Once available, timetables will be published in the e-Prospectus.

Mode of instruction

The course will be taught predominantly through seminars. The first seminar of the week will focus on historical migration and will feature a short overview from the instructor about the topic under analysis in the first half of the class. Thereafter, the assigned reading will be analysed and debated.

The second seminar of the week will begin with a short group presentation (c. 20 minutes) of a primary historical source relating to Tuesday’s class (e.g. Equiano’s slave voyage). We will then move on to more contemporary issues by discussing the assigned reading for that class. We will end the seminar with a class debate that will be student-led. Assigned groups will be expected to provide arguments to support and oppose certain motions.

Seminars will sometimes involve group work analysing the assigned literature and/or other sources, such as video clips, art, music, podcasts, etc. There will also be an excursion to Rotterdam towards the end of the course.

Assessment

Participation (10%)
Literature reviews (20%)
Account of interview with asylum seeker/refugee/migrant (15%)
Group presentations on primary sources (10%)
Abstract (5%)
Final essay (40%)

Please note:

  • In accordance with article 4.8 of the Course and Examination Regulations (OER), within 30 days after the publication of grades, the instructor will provide students the opportunity to inspect their exams/coursework.

  • There is a no re-sit policy at Leiden University College.

Blackboard

There will be a Blackboard site available for this course. Students will be enrolled at least one week before the start of classes.

Reading list

  • Arendt, Hannah, The Origins of Totalitarianism, Cleveland: World Publishing Company (2nd ed.), 1958 (extracts).

  • Castles, Stephen, Hein De Haas, and Mark J. Miller, The age of migration: International population movements in the modern world, London: Palgrave Macmillan, 2014 (extracts).

  • Gardner, Andrew M., ‘Gulf Migration and the Family’, Journal of Arabian Studies: Arabia, the Gulf, and the Red Sea 1.1, 2011, 3-25.

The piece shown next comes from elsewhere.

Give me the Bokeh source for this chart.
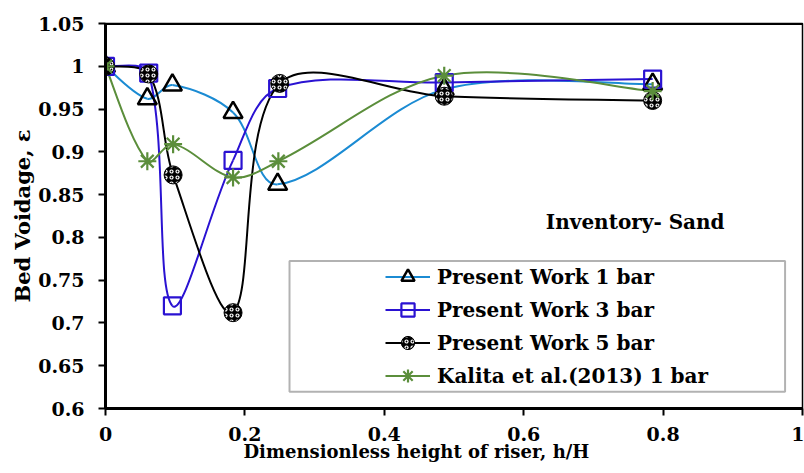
import numpy as np
from bokeh.plotting import figure
from bokeh.models import (Range1d, FixedTicker, Legend, LegendItem, Label,
                          BoxAnnotation, Span, ColumnDataSource)
from bokeh.embed import file_html
from bokeh.resources import INLINE

# ---------------- data ----------------
x_pw1 = [0.0, 0.060, 0.096, 0.183, 0.247, 0.486, 0.785]
y_pw1 = [1.0, 0.962, 0.978, 0.946, 0.862, 0.973, 0.979]

x_pw3 = [0.0, 0.062, 0.096, 0.183, 0.247, 0.486, 0.785]
y_pw3 = [1.0, 0.992, 0.720, 0.890, 0.974, 0.981, 0.985]

x_pw5 = [0.0, 0.062, 0.097, 0.183, 0.250, 0.486, 0.785]
y_pw5 = [1.0, 0.991, 0.873, 0.712, 0.980, 0.965, 0.960]

x_kal = [0.0, 0.060, 0.097, 0.183, 0.248, 0.486, 0.785]
y_kal = [1.0, 0.889, 0.909, 0.870, 0.889, 0.989, 0.971]

x_ticks = [0, 0.2, 0.4, 0.6, 0.8, 1.0]
y_ticks = [0.6, 0.65, 0.7, 0.75, 0.8, 0.85, 0.9, 0.95, 1.0, 1.05]

FONT = "DejaVu Serif"
X0, X1, Y0, Y1 = 0.0, 1.0, 0.6, 1.05
FRAME_W, FRAME_H = 697.0, 385.0

p = figure(width=804, height=473, output_backend="svg", toolbar_location=None,
           x_range=Range1d(X0, X1), y_range=Range1d(Y0, Y1),
           min_border_left=105, min_border_right=2, min_border_top=23,
           min_border_bottom=65)
p.grid.visible = False
p.outline_line_color = "black"
p.outline_line_width = 1.5
p.background_fill_color = "white"
p.border_fill_color = "white"

for ax in (p.xaxis[0], p.yaxis[0]):
    ax.axis_line_width = 3
    ax.axis_line_color = "black"
    ax.major_tick_line_width = 2
    ax.major_tick_in = 0
    ax.major_tick_out = 7
    ax.minor_tick_line_color = None
    ax.major_label_text_font = FONT
    ax.major_label_text_font_style = "bold"
    ax.major_label_text_font_size = "19px"
    ax.major_label_text_color = "black"
    ax.axis_label_text_font = FONT
    ax.axis_label_text_font_style = "bold"
    ax.axis_label_text_color = "black"

p.xaxis.ticker = FixedTicker(ticks=x_ticks)
p.xaxis.major_label_overrides = {t: ("%g" % t) for t in x_ticks}
p.yaxis.ticker = FixedTicker(ticks=y_ticks)
p.yaxis.major_label_overrides = {t: ("%g" % t) for t in y_ticks}
p.xaxis.major_label_standoff = 11
p.yaxis.major_label_standoff = 14

p.xaxis.axis_label = "Dimensionless height of riser, h/H" + "\u00a0" * 12
p.xaxis.axis_label_text_font_size = "18px"
p.xaxis.axis_label_standoff = -3
p.yaxis.axis_label = "Bed Voidage, \u03b5"
p.yaxis.axis_label_text_font_size = "21px"
p.yaxis.axis_label_standoff = 0

p.add_layout(Span(location=Y1, dimension="width", line_color="black", line_width=3))


def smooth(xs, ys):
    # Excel-like smoothing: handles proportional to neighbouring segment lengths (screen space)
    x = np.array(xs, dtype=float) * FRAME_W / (X1 - X0)
    y = np.array(ys, dtype=float) * FRAME_H / (Y1 - Y0)
    n = len(x)
    c0x, c0y, c1x, c1y = [], [], [], []
    for i in range(n - 1):
        ip = max(i - 1, 0)
        din = np.hypot(x[i] - x[ip], y[i] - y[ip])
        dout = np.hypot(x[i + 1] - x[i], y[i + 1] - y[i])
        tx, ty = x[i + 1] - x[ip], y[i + 1] - y[ip]
        f = dout / (din + dout) / 3.0 if i > 0 else 1.0 / 6.0
        c0x.append(x[i] + tx * f)
        c0y.append(y[i] + ty * f)
        j = i + 1
        jn = min(j + 1, n - 1)
        din = np.hypot(x[j] - x[j - 1], y[j] - y[j - 1])
        dout = np.hypot(x[jn] - x[j], y[jn] - y[j])
        tx, ty = x[jn] - x[j - 1], y[jn] - y[j - 1]
        f = din / (din + dout) / 3.0 if j < n - 1 else 1.0 / 6.0
        c1x.append(x[j] - tx * f)
        c1y.append(y[j] - ty * f)
    sx = (X1 - X0) / FRAME_W
    sy = (Y1 - Y0) / FRAME_H
    return dict(x0=x[:-1] * sx, y0=y[:-1] * sy, x1=x[1:] * sx, y1=y[1:] * sy,
                cx0=np.array(c0x) * sx, cy0=np.array(c0y) * sy,
                cx1=np.array(c1x) * sx, cy1=np.array(c1y) * sy)


series = [
    ("Present Work 1 bar", x_pw1, y_pw1, "#1b8bd3",
     dict(marker="triangle", size=19, line_color="black", fill_color=None, line_width=2.5)),
    ("Present Work 3 bar", x_pw3, y_pw3, "#2a12d2",
     dict(marker="square", size=17, line_color="#2a12d2", fill_color=None, line_width=2.2)),
    ("Present Work 5 bar", x_pw5, y_pw5, "black",
     dict(marker="circle", size=18, line_color="black", fill_color="black", line_width=1,
          hatch_pattern="o", hatch_color="white", hatch_scale=6, hatch_weight=1.2)),
    ("Kalita et al.(2013) 1 bar", x_kal, y_kal, "#5b8e3b",
     dict(marker="asterisk", size=18, line_color="#5b8e3b", line_width=2.2)),
]

dummies = []
for label, xs, ys, color, mk in series:
    b = smooth(xs, ys)
    p.bezier(source=ColumnDataSource(b), x0="x0", y0="y0", x1="x1", y1="y1",
             cx0="cx0", cy0="cy0", cx1="cx1", cy1="cy1",
             line_color=color, line_width=2)
    dummies.append(p.line(x=[np.nan], y=[np.nan], line_color=color, line_width=2))

legend_items = []
for (label, xs, ys, color, mk), dummy in zip(series, dummies):
    r = p.scatter(x=xs, y=ys, **mk)
    legend_items.append(LegendItem(label=label, renderers=[dummy, r]))

# legend box
p.add_layout(BoxAnnotation(left=0.264, right=0.975, bottom=0.6195, top=0.7725,
                           fill_color="white", fill_alpha=1.0,
                           line_color="black", line_width=2, level="annotation"))

legend = Legend(items=legend_items, location=(280, 16), glyph_width=45, glyph_height=33,
                spacing=0, padding=0, margin=0, label_standoff=7,
                border_line_alpha=0, background_fill_alpha=0,
                label_text_font=FONT, label_text_font_style="bold",
                label_text_font_size="20px", label_text_color="black")
p.add_layout(legend)

p.add_layout(Label(x=0.760, y=0.8045, text="Inventory- Sand", text_align="center",
                   text_font=FONT, text_font_style="bold", text_font_size="20px",
                   text_color="black"))

open("out.html", "w").write(file_html(p, INLINE))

  • Favell, Adrian Eurostars and Eurocities: Free Moving Urban Professionals in an Integrating Europe, Oxford: Blackwell, 2008 (selected extracts).

  • Kingsley, Patrick, The New Odyssey: The Story of Europe's Refugee Crisis, London: Faber, 2016 (extracts).

  • Lucassen, Leo and Jan Lucassen, ‘The Strange Death of Dutch Tolerance: The Timing and Nature of the Pessimist Turn in the Dutch Migration Debate’, Journal of Modern History 87.1, 2015, 72-101.

  • McKeown, Adam, ‘Global migration 1846-1940’, Journal of World History 15.2, 2004, 155-189.

  • Moses, Dirk, ‘An antipodean genocide? The origins of the genocidal moment in the colonization of Australia’, Journal of Genocide Research, 2:1, 2000, 89-106.

  • Sowande' M. Mustakeem, Slavery at Sea: Terror, Sex, and Sickness in the Middle Passage, Chicago: University of Illinois Press, 2016 (extracts) OR Smallwood, Stephanie E, Saltwater Slavery: A Middle Passage from Africa to American Diaspora, Cambridge, Mass.: Harvard University Press. 2007 (extracts), TBC.

  • Oostindie, Gert, Postcolonial Netherlands: Sixty-five years of forgetting, commemorating, silencing, Amsterdam: Amsterdam University Press, 2011 (extracts).

  • Putnam, Robert, ‘E pluribus unum: Diversity and community in the twenty‐first century’, Scandinavian Political Studies 30.2, 2007, 137-174.

  • Rensmann, Lars and Jennifer Miller, ‘Xenophobia and Anti-Immigrant Politics’, in Robert A. Denemark (ed.), International Studies Encyclopedia: Ethnic Minorities and Migration, Oxford: Blackwell, 2010, 7628-7653.

  • Wilkerson, Isabel, The Warmth of Other Suns: The Epic Story of America's Great Migration, New York: Random House, 2010 (extracts).

Registration

This course is open to LUC students and LUC exchange students. Registration is coordinated by the Education Coordinator. Interested non-LUC students should contact course.administration@luc.leidenuniv.nl.

Contact

i.a.glynn@hum.leidenuniv.nl

Remarks

This course will touch on some aspects covered by Dr. Ann Wilson in her 200-level course Historical Approaches to Diversity: Racism in Historical Perspective.